Depuis que cette vision néolibérale s’est imposée dans les années 1980, le taux de croissance des revenus du capital s’est accéléré alors que la croissance des revenus du travail a stagné voire reculé. Sans un rééquilibrage de ces taux de croissance du capital et du travail et sans une politique volontariste de redistribution par la fiscalité et les prestations sociales, les inégalités ne pourront que continuer à se développer.

 L’objectif premier de toute société démocratique est d’améliorer le sort de tous. Le bien-être de tous au niveau national comme au niveau international doit être le guide de toute action individuelle et collective.

L’inégalité est à la fois la cause et la conséquence de la faillite du système politique. Si, comme dit Joseph Stiglitz, prix Nobel d’économie, l’État continue à laisser le 1% de la population s’accaparer l’essentiel des richesses et met à contribution les classes moyennes et populaires, il laisse se développer une désespérance qui ne peut que nuire à la démocratie.

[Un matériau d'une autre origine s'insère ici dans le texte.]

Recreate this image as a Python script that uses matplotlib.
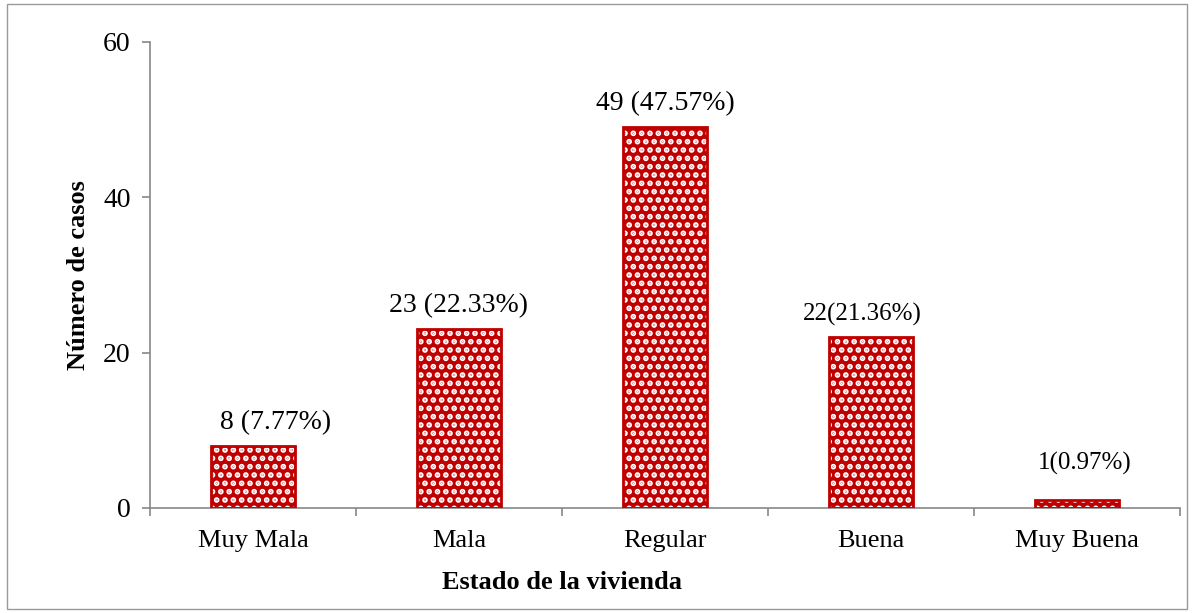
import numpy as np
import matplotlib.pyplot as plt
from matplotlib.patches import Rectangle

categorias = ["Muy Mala", "Mala", "Regular", "Buena", "Muy Buena"]
casos = [8, 23, 49, 22, 1]
etiquetas = ["8 (7.77%)", "23 (22.33%)", "49 (47.57%)", "22(21.36%)", "1(0.97%)"]

# label offsets (points) to mimic the original placement
dx = [16, 0, 0, -6, 6]
dy = [8, 8, 8, 8, 18]

plt.rcParams["font.family"] = ["Liberation Serif", "DejaVu Serif"]
plt.rcParams["hatch.linewidth"] = 2.8

fig = plt.figure(figsize=(11.92, 6.13), dpi=100)
ax = fig.add_axes([0.1258, 0.1713, 0.864, 0.7602])

x = np.arange(len(categorias))
red = "#C00000"
ax.bar(x, casos, width=0.41, color=red, hatch="..", edgecolor="white", linewidth=0, zorder=2)
ax.bar(x, casos, width=0.41, fill=False, edgecolor=red, linewidth=2, zorder=3)

for i in range(len(casos)):
    fs = 18 if i in (3, 4) else 20
    ax.annotate(etiquetas[i], (x[i], casos[i]), xytext=(dx[i], dy[i]),
                textcoords="offset points", ha="center", va="bottom", fontsize=fs)

ax.set_xlim(-0.5, len(categorias) - 0.5)
ax.set_ylim(0, 60)
ax.set_yticks([0, 20, 40, 60])
ax.set_xticks(x)
ax.set_xticklabels(categorias, fontsize=19)
ax.set_xticks(np.arange(-0.5, len(categorias)), minor=True)
ax.tick_params(axis="x", which="major", length=0, pad=16)
ax.tick_params(axis="x", which="minor", length=6, color="#888888", width=1.2)
ax.tick_params(axis="y", labelsize=20, length=6, color="#888888", width=1.2, pad=8)

for s in ["top", "right"]:
    ax.spines[s].set_visible(False)
ax.spines["left"].set_color("#888888")
ax.spines["bottom"].set_color("#888888")
ax.spines["left"].set_linewidth(1.2)
ax.spines["bottom"].set_linewidth(1.2)

ax.set_ylabel("Número de casos", fontsize=19, fontweight="bold")
ax.set_xlabel("Estado de la vivienda", fontsize=19, fontweight="bold")
ax.yaxis.set_label_coords(-0.058, 0.5)
ax.xaxis.set_label_coords(0.4, -0.135)

fig.patches.append(Rectangle((0.006, 0.006), 0.99, 0.988, transform=fig.transFigure,
                             fill=False, edgecolor="#999999", linewidth=1))

plt.savefig("out.png", dpi=100)
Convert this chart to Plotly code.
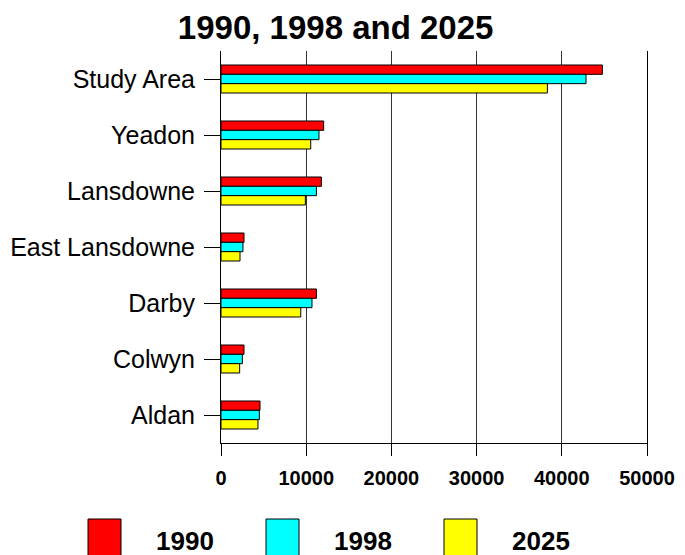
import plotly.graph_objects as go

categories = ["Study Area", "Yeadon", "Lansdowne", "East Lansdowne", "Darby", "Colwyn", "Aldan"]
series_names = ["1990", "1998", "2025"]
values_1990 = [44760, 12050, 11780, 2700, 11200, 2700, 4580]
values_1998 = [42840, 11500, 11200, 2580, 10680, 2510, 4500]
values_2025 = [38310, 10530, 9900, 2230, 9360, 2190, 4340]
colors = ["#FF0000", "#00FFFF", "#FFFF00"]
x_ticks = [0, 10000, 20000, 30000, 40000, 50000]

W, H = 685, 555
L, R, T, B = 221, 38, 51, 112
PW, PH = W - L - R, H - T - B

def px(x):
    return (x - L) / PW

def py(y):
    return (H - B - y) / PH

fig = go.Figure()
for name, vals, col in zip(series_names, [values_1990, values_1998, values_2025], colors):
    fig.add_trace(go.Bar(
        y=categories, x=vals, name=name, orientation="h",
        marker=dict(color=col, line=dict(color="black", width=1)),
        showlegend=False,
    ))

fig.update_layout(
    width=W, height=H,
    margin=dict(l=L, r=R, t=T, b=B),
    paper_bgcolor="white", plot_bgcolor="white",
    barmode="group", bargap=0.5, bargroupgap=0,
    title=dict(text="<b>1990, 1998 and 2025</b>", x=0.49, xanchor="center",
               y=1 - 27 / H, yanchor="middle",
               font=dict(family="Liberation Sans, Arial", size=33, color="black")),
    font=dict(family="Liberation Sans, Arial", color="black"),
)

fig.update_xaxes(
    range=[0, 50000], tickvals=x_ticks, ticktext=[f"<b>{v}</b>" for v in x_ticks],
    showgrid=True, gridcolor="#333333", gridwidth=1,
    showline=True, linecolor="black", linewidth=1,
    ticks="outside", ticklen=12, tickcolor="black",
    tickfont=dict(size=20, color="black"), zeroline=False,
    ticklabelstandoff=5, automargin=False,
)
fig.update_yaxes(
    autorange="reversed", categoryorder="array", categoryarray=categories,
    showline=True, mirror=True, linecolor="black", linewidth=1,
    ticks="outside", ticklen=16, tickcolor="black",
    tickfont=dict(size=25, color="black"), showgrid=False,
    ticklabelstandoff=4, automargin=False,
)

# legend drawn as squares and labels
leg_sq_left = [88, 266, 444]
for i, (name, col) in enumerate(zip(series_names, colors)):
    x0 = leg_sq_left[i]
    fig.add_shape(type="rect", xref="paper", yref="paper",
                  x0=px(x0), x1=px(x0 + 33), y0=py(519), y1=py(556),
                  fillcolor=col, line=dict(color="black", width=1))
    fig.add_annotation(xref="paper", yref="paper", x=px(x0 + 66), y=py(541),
                       xanchor="left", yanchor="middle", showarrow=False,
                       text=f"<b>{name}</b>",
                       font=dict(size=26, color="black", family="Liberation Sans, Arial"))

fig.write_html("out.html")
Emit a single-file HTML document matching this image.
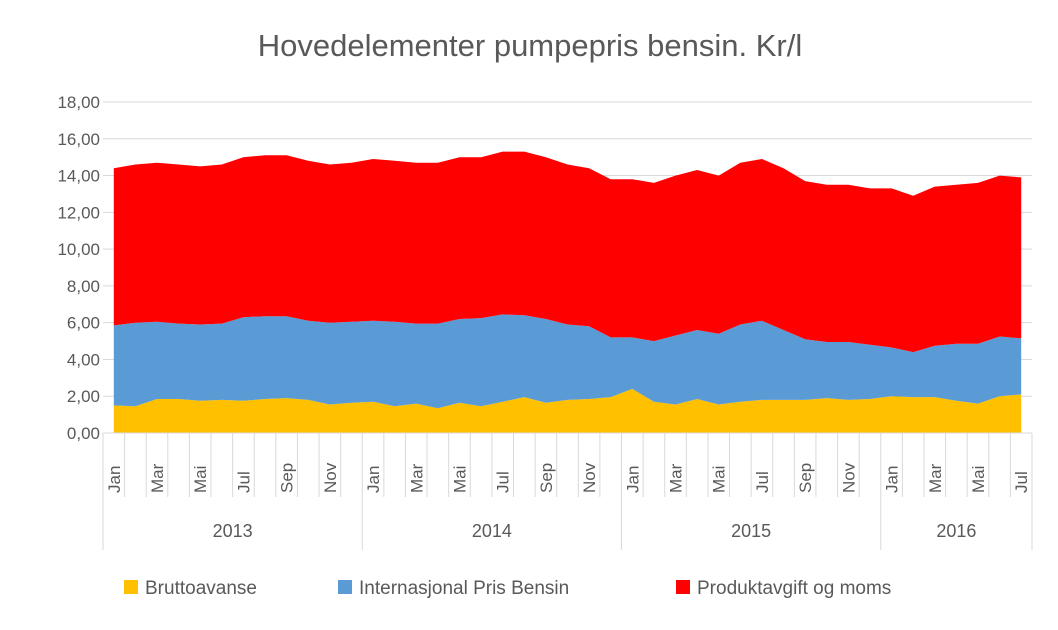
<!DOCTYPE html>
<html><head><meta charset="utf-8"><style>
body{margin:0;background:#fff;}
svg text{font-family:"Liberation Sans",sans-serif;}
</style></head><body>
<svg id="chart" width="1058" height="625" xmlns="http://www.w3.org/2000/svg">
<rect width="1058" height="625" fill="#fff"/>
<text x="530" y="56" text-anchor="middle" font-size="31" fill="#595959">Hovedelementer  pumpepris bensin. Kr/l</text>
<g id="grid"></g><g id="areas"></g><g id="xaxis"></g><g id="yaxis"></g>
<g>
<rect x="124" y="580" width="14" height="14" fill="#FFC000"/>
<text x="145" y="594" font-size="19" fill="#595959">Bruttoavanse</text>
<rect x="338" y="580" width="14" height="14" fill="#5B9BD5"/>
<text x="359" y="594" font-size="19" fill="#595959">Internasjonal Pris  Bensin</text>
<rect x="676" y="580" width="14" height="14" fill="#FF0000"/>
<text x="697" y="594" font-size="19" fill="#595959">Produktavgift og moms</text>
</g>
</svg>
<script>
const months=["Jan","Feb","Mar","Apr","Mai","Jun","Jul","Aug","Sep","Okt","Nov","Des"];
const years=["2013","2014","2015","2016"];
const yTicks=[0,2,4,6,8,10,12,14,16,18];
const bruttoavanse=[1.5,1.45,1.85,1.85,1.75,1.8,1.75,1.85,1.9,1.8,1.55,1.65,1.7,1.45,1.6,1.35,1.65,1.45,1.7,1.95,1.65,1.8,1.85,1.95,2.4,1.7,1.55,1.85,1.55,1.7,1.8,1.8,1.8,1.9,1.8,1.85,2.0,1.95,1.95,1.75,1.6,2.0,2.1];
const internasjonal=[4.35,4.55,4.2,4.1,4.15,4.15,4.55,4.5,4.45,4.3,4.45,4.4,4.4,4.6,4.35,4.6,4.55,4.8,4.75,4.45,4.55,4.1,3.95,3.25,2.8,3.3,3.75,3.75,3.85,4.2,4.3,3.8,3.3,3.05,3.15,2.95,2.65,2.45,2.8,3.1,3.25,3.25,3.05];
const produktavgift=[8.55,8.6,8.65,8.65,8.6,8.65,8.7,8.75,8.75,8.7,8.6,8.65,8.8,8.75,8.75,8.75,8.8,8.75,8.85,8.9,8.8,8.7,8.6,8.6,8.6,8.6,8.7,8.7,8.6,8.8,8.8,8.8,8.6,8.55,8.55,8.5,8.65,8.5,8.65,8.65,8.75,8.75,8.75];

const NS="http://www.w3.org/2000/svg";
const X0=103,X1=1032,Y0=433,Y18=102,N=bruttoavanse.length;
const cw=(X1-X0)/N;
function xs(i){return X0+cw*(i+0.5);}
function ys(v){return Y0-(Y0-Y18)*v/18;}
function mk(tag,attrs,parent){const e=document.createElementNS(NS,tag);for(const k in attrs)e.setAttribute(k,attrs[k]);parent.appendChild(e);return e;}
const grid=document.getElementById('grid'),areas=document.getElementById('areas'),xa=document.getElementById('xaxis'),ya=document.getElementById('yaxis');
yTicks.forEach(t=>{
  if(t>0){const l=mk('line',{x1:X0,x2:X1,y1:ys(t),y2:ys(t),stroke:'#d9d9d9','stroke-width':1},grid);
  
  }
  const tx=mk('text',{x:100,y:ys(t)+6,'text-anchor':'end','font-size':17,fill:'#595959'},ya);
  tx.textContent=t.toFixed(2).replace('.',',');
  
  
});
const series=[[bruttoavanse,'#FFC000','area-bruttoavanse'],[internasjonal,'#5B9BD5','area-internasjonal-pris'],[produktavgift,'#FF0000','area-produktavgift-og-moms']];
let base=new Array(N).fill(0);
series.forEach(([vals,col,name])=>{
  const top=base.map((b,i)=>b+vals[i]);
  let d='';
  for(let i=0;i<N;i++)d+=(i?'L':'M')+xs(i).toFixed(1)+','+ys(top[i]).toFixed(1);
  for(let i=N-1;i>=0;i--)d+='L'+xs(i).toFixed(1)+','+ys(base[i]).toFixed(1);
  const p=mk('path',{d:d+'Z',fill:col},areas);
  
  
  base=top;
});
mk('line',{x1:X0,x2:X1,y1:Y0,y2:Y0,stroke:'#d9d9d9'},xa);
for(let i=0;i<=N;i++){
  const isYear=(i%12===0)||i===N;
  const l=mk('line',{x1:X0+cw*i,x2:X0+cw*i,y1:Y0,y2:isYear?550:497,stroke:'#d9d9d9'},xa);
  
  
}
for(let i=0;i<N;i++){
  if(i%2!==0)continue;
  const x=xs(i)+6,y=493;
  const t=mk('text',{x:x,y:y,transform:`rotate(-90 ${x} ${y})`,'font-size':17,fill:'#595959'},xa);
  t.textContent=months[i%12];
  
  
}
years.forEach((yr,k)=>{
  const s=k*12,e=Math.min(N,s+12);
  const t=mk('text',{x:X0+cw*(s+e)/2,y:537,'text-anchor':'middle','font-size':18,fill:'#595959'},xa);
  t.textContent=yr;
  
  
});
</script>
</body></html>
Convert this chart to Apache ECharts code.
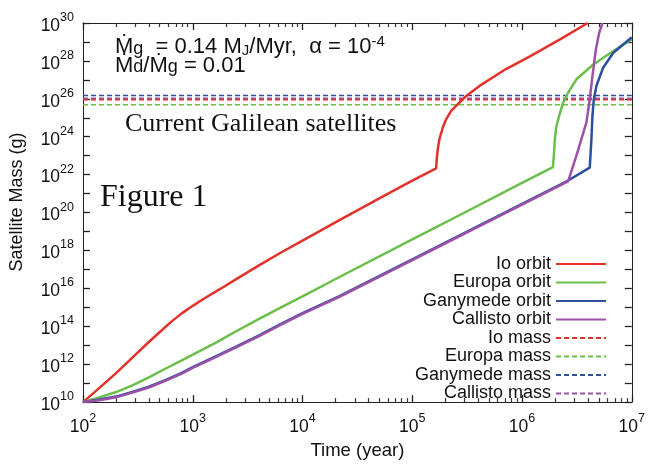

Il n’est pas possible de continuer à imposer un discours incontestable dans ses présupposés comme dans ses conséquences, imposant ses décisions dans tous les domaines de la vie économique et sociale, et dans le même temps prétendre agir dans l’intérêt général et pour le bien être du plus grand nombre. Cette lecture idéologique présentée comme une « vérité » ne pourra que conduire la France à reproduire les mêmes erreurs qui se traduiront par une austérité qui sera non seulement injuste socialement, mais aussi contre-productive économiquement avec le risque de ne pas parvenir à réduire le déficit public autant qu’escompté.